When used in the real world, AI models tend to reflect the sources of bias back to their application area. However, diversity and inclusivity can work to eliminate multiple sources of bias. For instance, bringing people from all genders and nationalities to the tech community can help eliminate biased algorithm design and stereotypical responses from AI-powered systems and make AI models more inclusive. According to Aruna, AI should also be made to increase diversity at work to ensure that all groups and communities are represented in AI data and algorithms.
Transparency and accountability
Lastly, AI systems should not only be built with transparency but also made to work with transparency. To make it happen, consider documenting the decisions and processes that go into the design of an AI system. In addition, your users should also be told how AI is used in a process, how it can affect them, and who to reach out to if they think that the system mistreats them.

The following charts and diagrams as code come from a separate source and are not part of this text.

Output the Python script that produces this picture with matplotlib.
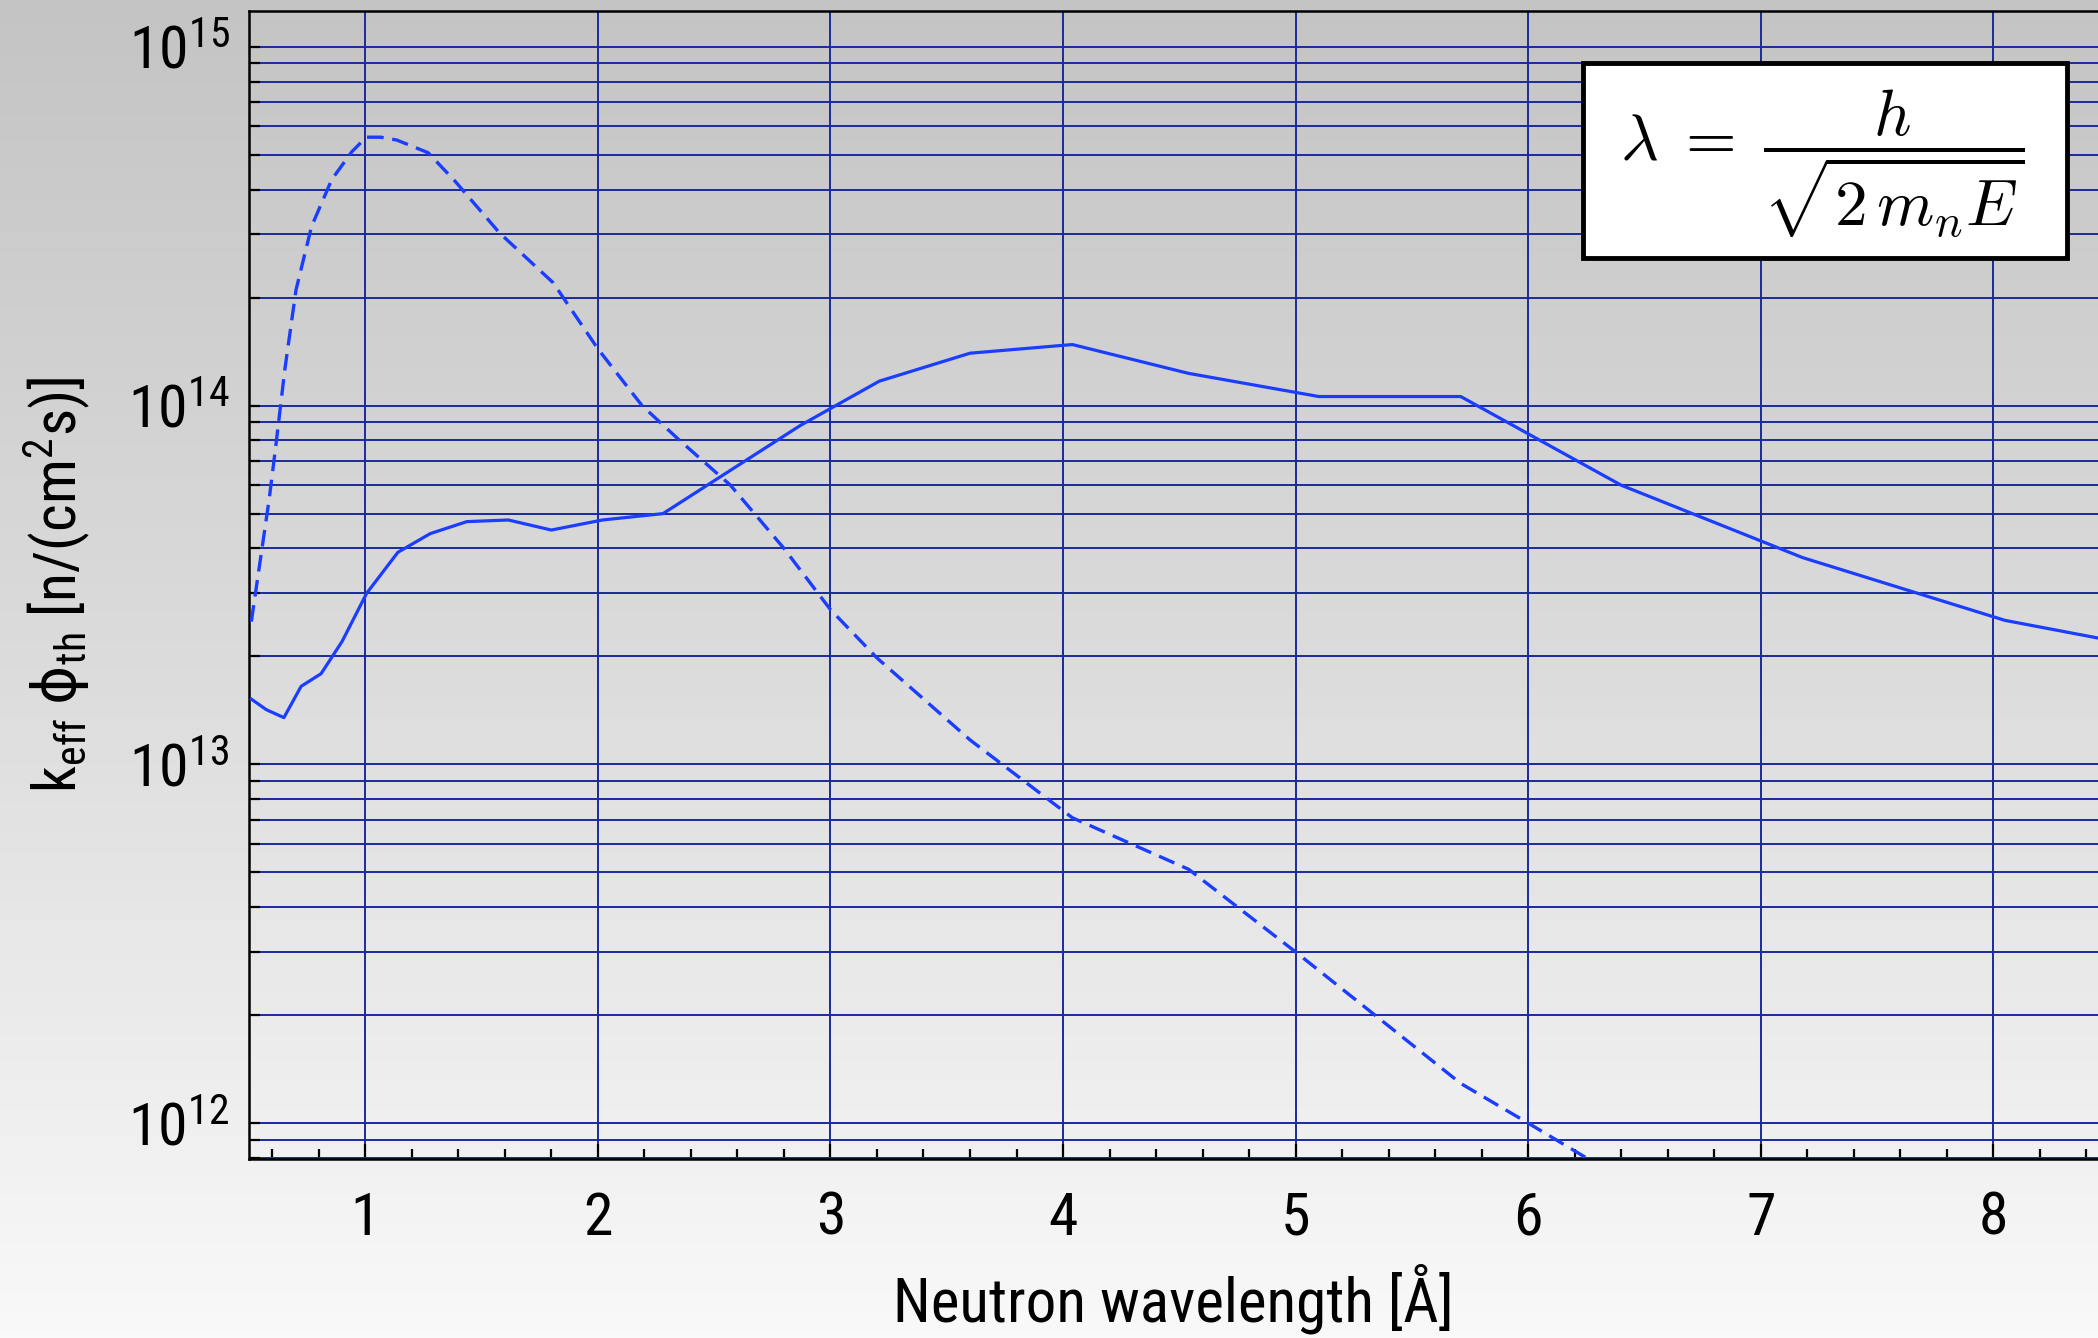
import matplotlib
matplotlib.use("Agg")
import matplotlib.pyplot as plt
import numpy as np
from matplotlib import font_manager
from matplotlib.colors import LinearSegmentedColormap
from matplotlib.patches import Rectangle
from matplotlib.ticker import FixedLocator, MultipleLocator, LogLocator, NullFormatter

# ---------------- data ----------------
solid_x = [0.51, 0.575, 0.65, 0.724, 0.81, 0.90, 1.006, 1.14, 1.28, 1.437, 1.615,
           1.80, 2.02, 2.28, 2.87, 3.21, 3.60, 4.04, 4.54, 5.10, 5.71, 6.40,
           7.18, 8.05, 8.45]
solid_y = [1.52e13, 1.42e13, 1.35e13, 1.65e13, 1.79e13, 2.2e13, 3.0e13, 3.9e13,
           4.4e13, 4.75e13, 4.8e13, 4.5e13, 4.8e13, 5.0e13, 8.8e13, 1.17e14,
           1.40e14, 1.48e14, 1.23e14, 1.06e14, 1.06e14, 6.0e13, 3.77e13,
           2.52e13, 2.25e13]

dashed_x = [0.51, 0.587, 0.615, 0.654, 0.702, 0.769, 0.856, 0.942, 1.004, 1.067,
            1.135, 1.27, 1.385, 1.577, 1.808, 2.0, 2.19, 2.346, 2.57, 2.80, 3.0,
            3.2, 3.6, 4.04, 4.54, 5.0, 5.71, 6.0, 6.4]
dashed_y = [2.5e13, 5.5e13, 7.7e13, 1.26e14, 2.1e14, 3.16e14, 4.27e14, 5.1e14,
            5.6e14, 5.6e14, 5.5e14, 5.07e14, 4.23e14, 3.03e14, 2.2e14, 1.44e14,
            1.0e14, 8.06e13, 6.0e13, 4.0e13, 2.7e13, 1.98e13, 1.17e13, 7.1e12,
            5.1e12, 3.0e12, 1.29e12, 1.0e12, 7.0e11]

x_ticks = [1, 2, 3, 4, 5, 6, 7, 8]
y_decades = [12, 13, 14, 15]

# ---------------- font: the narrowest one we have ----------------
names = {f.name for f in font_manager.fontManager.ttflist}
family = 'DejaVu Sans'
for cand in ['Roboto Condensed', 'Liberation Sans Narrow', 'Roboto']:
    if cand in names:
        family = cand
        break
font = dict(family=[family, 'DejaVu Sans'])

line_col = '#1a3dff'
grid_col = '#1a2a9c'

fig = plt.figure(figsize=[20.98, 13.38], dpi=100)

# gray-to-white background behind everything
bg = fig.add_axes([0, 0, 1, 1], zorder=0)
cmap = LinearSegmentedColormap.from_list('bg', ['#f9f9f9', '#dcdcdc', '#c4c4c4'])
bg.imshow(np.linspace(0, 1, 256).reshape(-1, 1)[::-1], aspect='auto', cmap=cmap,
          extent=[0, 1, 0, 1])
bg.set_axis_off()

ax = fig.add_axes([249 / 2098, 179 / 1338, 1 - 249 / 2098, 1 - 190 / 1338], zorder=1)
ax.patch.set_alpha(0)

ax.plot(solid_x, solid_y, c=line_col, lw=2.3, zorder=3)
ax.plot(dashed_x, dashed_y, c=line_col, lw=2.4, dashes=(5, 2.6), zorder=3)

ax.set_yscale('log')
ax.set_xlim(0.5, 8.45)
ax.set_ylim(10 ** 11.9, 10 ** 15.1)

ax.xaxis.set_major_locator(FixedLocator(x_ticks))
ax.xaxis.set_minor_locator(MultipleLocator(0.2))
ax.yaxis.set_major_locator(FixedLocator([10.0 ** d for d in y_decades]))
ax.yaxis.set_minor_locator(LogLocator(base=10, subs=np.arange(2, 10)))
ax.yaxis.set_minor_formatter(NullFormatter())
ax.set_xticklabels([str(t) for t in x_ticks], fontsize=43, **font)
ax.set_yticklabels([r'$\mathregular{10^{%d}}$' % d for d in y_decades], fontsize=43, **font)

ax.tick_params(which='both', direction='in', color='k', width=1.6)
ax.tick_params(axis='x', which='major', length=11, pad=22)
ax.tick_params(axis='x', which='minor', length=7)
ax.tick_params(axis='y', which='both', length=8, pad=14)

ax.grid(which='major', axis='x', color=grid_col, lw=1.4)
ax.grid(which='both', axis='y', color=grid_col, lw=1.4)
ax.set_axisbelow(True)

for s in ['left', 'bottom', 'top']:
    ax.spines[s].set_color('k')
    ax.spines[s].set_linewidth(1.8)
ax.spines['right'].set_visible(False)

ax.set_xlabel(u'Neutron wavelength [Å]', fontsize=44, labelpad=12, **font)
ax.set_ylabel(r'k$_\mathregular{eff}$ $\mathrm{\phi}_\mathregular{th}$ [n/(cm$^\mathregular{2}$s)]',
              fontsize=43, labelpad=26, **font)

# formula box
fig.add_artist(Rectangle((1583 / 2098, 1 - 258 / 1338), 484 / 2098, 195 / 1338,
                         transform=fig.transFigure, facecolor='white',
                         edgecolor='k', lw=3.5, zorder=5))
fig.text(1822 / 2098, 1 - 164 / 1338, r'$\lambda \;=\; \dfrac{h}{\sqrt{2\,m_n E}}$',
         fontsize=47, math_fontfamily='cm', ha='center', va='center', zorder=6)

plt.savefig('out.png', dpi=100)
plt.close(fig)
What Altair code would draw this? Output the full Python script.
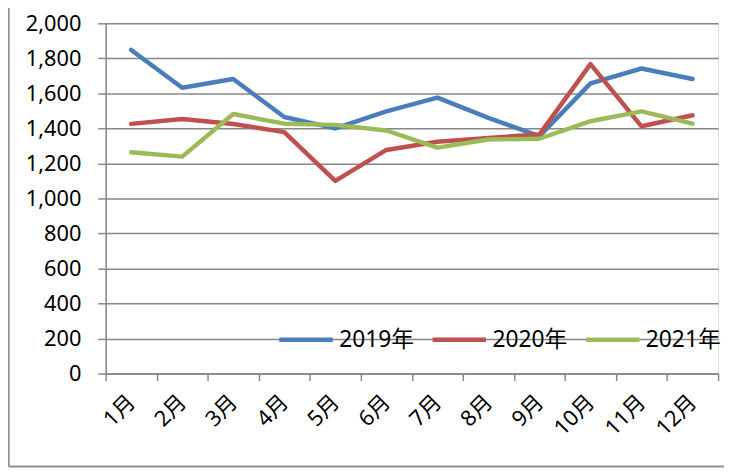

This is a crucial step in the direction of explainable AI. In this paradigm, AI systems can communicate their thinking to human beings in a comprehensive manner. It is also suggested that making AI models open source instead of proprietary can be a crucial step in building trust in AI-driven systems at large. Lastly, hold your teams accountable for making their systems operate fairly and reward those who take a positive step in making it happen.
Six in ten organizations lost customers or revenues due to bias in their AI algorithms. But more than financial damage, bias can extensively harm an organization's reputation and lead them astray from its values. AI will only live up to its promise when it treats people fair and square. That's why it is imperative to ingrain a consciousness around the risk of bias throughout your organization as they put AI to use - it is a definitive first step in your journey to fair and responsible AI. We believe that despite the risks that AI poses if used irresponsibly, there are several exciting innovations that will foster trust and fairness in AI systems in the time to come.